Pope Francis appealed directly to top oil company executives to help avert the global catastrophe of climate change, during a 2-day conference at the Vatican.
Pope Francis: “I encourage you, having demonstrated your aptitude for innovation and for improving the lives of many people by your creativeness and professional expertise, to use those skills in the service of two great needs in today’s world: the care of the poor and care for the environment. I invite you to be the core of a group of leaders who envision the global energy transition in a way that will take into account all the peoples of the Earth, as well as future generations and all species and all ecosystems.”
Among those in attendance were the heads of BP, ExxonMobil and the Italian energy giant Eni.
In more environmental news, the Indian government has vowed to eliminate single-use plastic items by 2022, making it the latest of at least 60 countries that have introduced bans or fines aimed at reducing plastics pollution. The company IKEA also announced Thursday it would eliminate single-use plastic items by 2020.

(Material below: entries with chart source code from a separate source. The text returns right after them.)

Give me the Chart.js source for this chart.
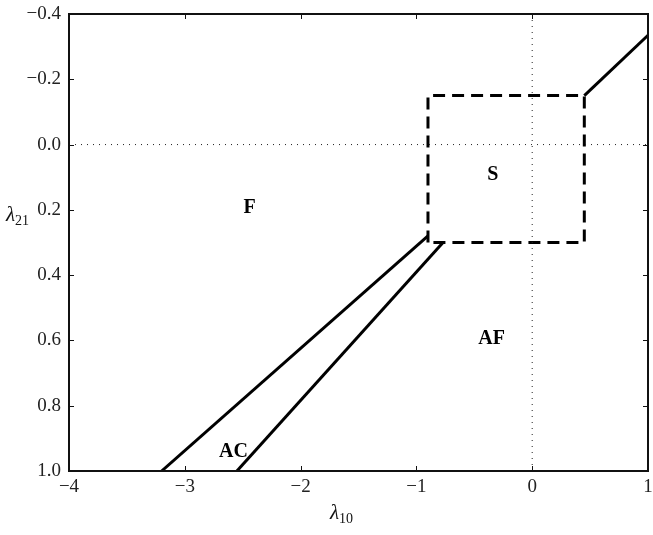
<!DOCTYPE html>
<html>
<head>
<meta charset="utf-8">
<script src="https://cdn.jsdelivr.net/npm/chart.js@4.4.1/dist/chart.umd.min.js"></script>
<style>
  body { margin: 0; background: #fff; }
  #wrap { width: 653px; height: 535px; }
</style>
</head>
<body>
<div id="wrap"><canvas id="phaseChart" width="653" height="535"></canvas></div>
<script>
// Frontières du diagramme de phase (lambda10, lambda21)
const borneHaute = [{x: -3.2, y: 1.0}, {x: -0.9, y: 0.28}];
const borneBasse = [{x: -2.55, y: 1.0}, {x: -0.77, y: 0.3}];
const cadreS = [{x: -0.9, y: 0.3}, {x: -0.9, y: -0.15}, {x: 0.45, y: -0.15}, {x: 0.45, y: 0.3}, {x: -0.9, y: 0.3}];
const borneDroite = [{x: 0.45, y: -0.15}, {x: 1.0, y: -0.335}];
const axeZeroH = [{x: -4, y: 0}, {x: 1, y: 0}];
const axeZeroV = [{x: 0, y: -0.4}, {x: 0, y: 1.0}];

// Noms des régions et leur position
const regionNoms = ['F', 'S', 'AF', 'AC'];
const regionX = [-2.44, -0.34, -0.35, -2.58];
const regionY = [0.195, 0.093, 0.596, 0.94];

const xTicks = [-4, -3, -2, -1, 0, 1];
const yTicks = [-0.4, -0.2, 0.0, 0.2, 0.4, 0.6, 0.8, 1.0];

const serif = '"Liberation Serif", "DejaVu Serif", serif';

function moins(s) {
  return s.replace('-', '\u2212');
}

// Cadre, graduations intérieures, titres et noms des régions
const decor = {
  id: 'decor',
  afterDatasetsDraw(chart) {
    const ctx = chart.ctx;
    const a = chart.chartArea;
    const sx = chart.scales.x;
    const sy = chart.scales.y;
    ctx.save();
    ctx.strokeStyle = '#111';
    ctx.lineWidth = 1;
    ctx.setLineDash([]);
    ctx.beginPath();
    xTicks.forEach(v => {
      const px = Math.round(sx.getPixelForValue(v)) + 0.5;
      ctx.moveTo(px, a.bottom); ctx.lineTo(px, a.bottom - 5);
      ctx.moveTo(px, a.top); ctx.lineTo(px, a.top + 5);
    });
    yTicks.forEach(v => {
      const py = Math.round(sy.getPixelForValue(v)) + 0.5;
      ctx.moveTo(a.left, py); ctx.lineTo(a.left + 5, py);
      ctx.moveTo(a.right, py); ctx.lineTo(a.right - 5, py);
    });
    ctx.stroke();

    ctx.lineWidth = 2;
    ctx.strokeRect(a.left, a.top, a.right - a.left, a.bottom - a.top);

    ctx.fillStyle = '#000';
    ctx.font = 'bold 20px ' + serif;
    ctx.textAlign = 'center';
    ctx.textBaseline = 'middle';
    regionNoms.forEach((n, i) => {
      ctx.fillText(n, sx.getPixelForValue(regionX[i]), sy.getPixelForValue(regionY[i]));
    });

    // Titres des axes avec indice
    ctx.textAlign = 'left';
    ctx.textBaseline = 'alphabetic';
    ctx.fillStyle = '#111';
    ctx.font = 'italic 21px ' + serif;
    ctx.fillText('\u03bb', 6, 221);
    let w = ctx.measureText('\u03bb').width;
    ctx.font = '14px ' + serif;
    ctx.fillText('21', 6 + w, 225);

    ctx.font = 'italic 21px ' + serif;
    ctx.fillText('\u03bb', 330, 519);
    w = ctx.measureText('\u03bb').width;
    ctx.font = '14px ' + serif;
    ctx.fillText('10', 330 + w, 523);
    ctx.restore();
  }
};

const trait = (pts, extra) => Object.assign({
  data: pts,
  showLine: true,
  borderColor: '#000',
  borderWidth: 3,
  pointRadius: 0,
  fill: false
}, extra || {});

const data = {
  datasets: [
    trait(axeZeroH, {borderColor: '#222', borderWidth: 1, borderDash: [1, 5]}),
    trait(axeZeroV, {borderColor: '#222', borderWidth: 1, borderDash: [1, 5]}),
    trait(borneHaute),
    trait(borneBasse),
    trait(borneDroite),
    trait(cadreS, {borderDash: [12, 7], borderCapStyle: 'butt'})
  ]
};

const config = {
  type: 'scatter',
  data: data,
  options: {
    responsive: false,
    animation: false,
    layout: { padding: { top: 14, right: 5, left: 0, bottom: 0 } },
    plugins: { legend: { display: false }, tooltip: { enabled: false } },
    scales: {
      x: {
        type: 'linear',
        min: -4,
        max: 1,
        grid: { display: false, drawTicks: false },
        border: { display: false },
        afterFit(s) { s.height = 64; s.paddingLeft = 0; s.paddingRight = 0; },
        afterBuildTicks(s) { s.ticks = xTicks.map(v => ({value: v})); },
        ticks: {
          padding: 5,
          color: '#222',
          font: { family: serif, size: 19 },
          callback: v => moins(String(v))
        }
      },
      y: {
        type: 'linear',
        reverse: true,
        min: -0.4,
        max: 1.0,
        grid: { display: false, drawTicks: false },
        border: { display: false },
        afterFit(s) { s.width = 69; s.paddingTop = 0; s.paddingBottom = 0; },
        afterBuildTicks(s) { s.ticks = yTicks.map(v => ({value: v})); },
        ticks: {
          padding: 8,
          color: '#222',
          font: { family: serif, size: 19 },
          callback: v => moins(Number(v).toFixed(1))
        }
      }
    }
  },
  plugins: [decor]
};

const phaseChart = new Chart(document.getElementById('phaseChart'), config);
</script>
</body>
</html>
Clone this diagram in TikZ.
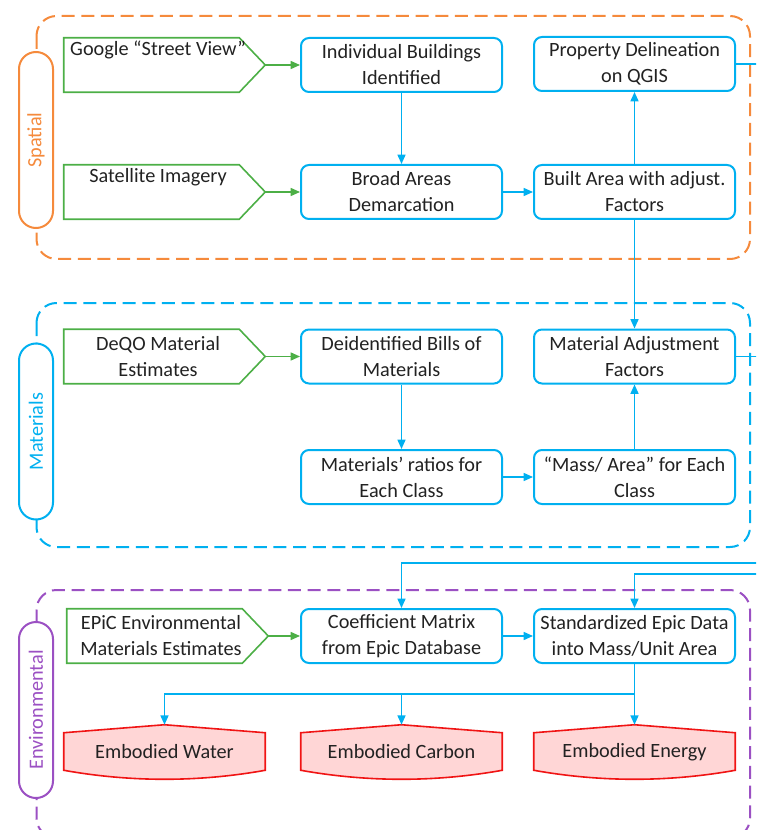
\documentclass[tikz,border=0pt]{standalone}
\usepackage{fontspec}
\setmainfont{Carlito}
\usepackage{tikz}
\usetikzlibrary{arrows.meta,calc,backgrounds}

\definecolor{spatialc}{RGB}{245,138,60}
\definecolor{matc}{RGB}{0,176,240}
\definecolor{envc}{RGB}{155,80,195}
\definecolor{inc}{RGB}{76,175,70}
\definecolor{outc}{RGB}{240,20,20}
\definecolor{outfill}{RGB}{255,214,214}
\definecolor{txt}{RGB}{34,34,34}

\tikzset{
  lbl/.style={font=\fontsize{15.2}{19.5}\selectfont, text=txt, align=center},
  procbox/.style={lbl, draw=matc, line width=1.5pt, rounded corners=6pt, fill=white,
    minimum width=150.75pt, minimum height=40.5pt, inner sep=0pt},
  inbox/.style={lbl, minimum width=141pt, minimum height=40.5pt, inner sep=0pt},
  inshape/.style={draw=inc, line width=1.2pt},
  outbox/.style={lbl, minimum width=150.75pt, minimum height=40.5pt, inner sep=0pt},
  outshape/.style={draw=outc, fill=outfill, line width=1.2pt},
  grpbox/.style={draw=#1, line width=1.5pt, rounded corners=15pt, dash pattern=on 9.75pt off 5pt},
  pill/.style={draw=#1, text=#1, fill=white, line width=1.5pt, rounded corners=12.75pt,
    rotate=90, minimum width=132pt, minimum height=25.5pt, inner sep=0pt,
    font=\fontsize{15.2}{19.5}\selectfont},
  flow/.style={draw=matc, line width=1.1pt, -{Triangle[length=7pt,width=6pt]}},
  gflow/.style={draw=inc, line width=1.1pt, -{Triangle[length=7pt,width=6pt]}},
}

\begin{document}
\begin{tikzpicture}[x=0.75pt,y=-0.75pt]
  \path[use as bounding box] (0,0) rectangle (756,830);
  \clip (0,0) rectangle (756,830);

  % Spatial
  \node[inbox] (gsv) at (158,65) {Google “Street View”\\\strut};
  \node[inbox] (sat) at (158,192) {Satellite Imagery\\\strut};
  \node[procbox] (ibi) at (401.5,65) {Individual Buildings\\Identified};
  \node[procbox] (bad) at (401.5,192) {Broad Areas\\Demarcation};
  \node[procbox] (pdq) at (634.5,64) {Property Delineation\\on QGIS};
  \node[procbox] (baf) at (634.5,192) {Built Area with adjust.\\Factors};

  % Materials
  \node[inbox] (deqo) at (158,356.5) {DeQO Material\\Estimates};
  \node[procbox] (dbm) at (401.5,356.5) {Deidentified Bills of\\Materials};
  \node[procbox] (maf) at (634.5,356.5) {Material Adjustment\\Factors};
  \node[procbox] (mrc) at (401.5,477) {Materials’ ratios for\\Each Class};
  \node[procbox] (mac) at (634.5,477) {“Mass/ Area” for Each\\Class};

  % Environmental
  \node[inbox] (epic) at (161,636) {EPiC Environmental\\Materials Estimates};
  \node[procbox] (cme) at (401.5,636) {Coefficient Matrix\\from Epic Database};
  \node[procbox] (sed) at (634.5,636) {Standardized Epic Data\\into Mass/Unit Area};
  \node[outbox] (ewat) at (164.5,752) {Embodied Water};
  \node[outbox] (ecar) at (401.5,752) {Embodied Carbon};
  \node[outbox] (eene) at (634.5,752) {Embodied Energy};

  % group labels
  \node[pill=spatialc] (lsp) at (36,140) {Spatial};
  \node[pill=matc] (lma) at (36,431.5) {Materials};
  \node[pill=envc] (len) at (36,710) {Environmental};

  \begin{scope}[on background layer]
    % dashed groups
    \draw[grpbox=spatialc] (36.5,16) rectangle (750,259);
    \draw[grpbox=matc] (36.5,303) rectangle (750,547);
    \draw[grpbox=envc] (36.5,590) rectangle (750,838);
    % inputs and outputs
    \foreach \n in {gsv,sat,deqo,epic}
      \draw[inshape] (\n.north west) -- ($(\n.north east)+(-13,0)$) -- ($(\n.east)+(13,0)$)
        -- ($(\n.south east)+(-13,0)$) -- (\n.south west) -- cycle;
    \foreach \n in {ewat,ecar,eene}
      \draw[outshape] ($(\n.north west)+(0,8)$) -- (\n.north) -- ($(\n.north east)+(0,8)$)
        -- ($(\n.south east)+(0,-9)$) .. controls +(-67,12) and +(67,12) .. ($(\n.south west)+(0,-9)$) -- cycle;
  \end{scope}

  % connectors
  \foreach \a/\b in {gsv/ibi,sat/bad,deqo/dbm,epic/cme}
    \draw[gflow] ($(\a.east)+(13,0)$) -- (\b.west);
  \draw[flow] (ibi) -- (bad);
  \draw[flow] (bad) -- (baf);
  \draw[flow] (baf) -- (pdq);
  \draw[flow] (baf) -- (maf);
  \draw[flow] (dbm) -- (mrc);
  \draw[flow] (mrc) -- (mac);
  \draw[flow] (mac) -- (maf);
  \draw[flow] (cme) -- (sed);

  \coordinate (railA) at (775,563);
  \coordinate (railB) at (765,574);
  \draw[flow] (pdq.east) -| (railA) -| (cme.north);
  \draw[flow] (maf.east) -| (railB) -| (sed.north);

  \coordinate (split) at (634.5,694);
  \draw[flow] (sed.south) -- (split) -- (eene.north);
  \draw[flow] (split) -| (ewat.north);
  \draw[flow] (split) -| (ecar.north);
\end{tikzpicture}
\end{document}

Thousands of women in England, Northern Ireland, Scotland and Wales poured into the streets Sunday to celebrate the suffragette movement. This year marks the 100th anniversary of the British 1918 “Representation of the People Act,” which granted property-owning British women over age 30 the right to vote.
In the Philippines, press freedom groups are condemning the murder of journalist Dennis Denora, who was shot dead Thursday in the southern region of Mindanao. He was the editor and publisher of the weekly community newspaper Trends and Times. The Philippines is one of the most dangerous countries in the world for journalists.
And award-winning actor Robert De Niro slammed President Trump during the Tony Awards Sunday night.
Robert De Niro: “I’m going to say one thing: F*ck Trump. It’s no longer 'Down with Trump,' it’s 'F*ck Trump.' Now I’ll get to this introduction.”
Students who survived the Valentine’s Day massacre at Marjory Stoneman Douglas High School also performed during the Tony Awards, singing “Seasons of Love” from the hit Broadway musical “Rent.”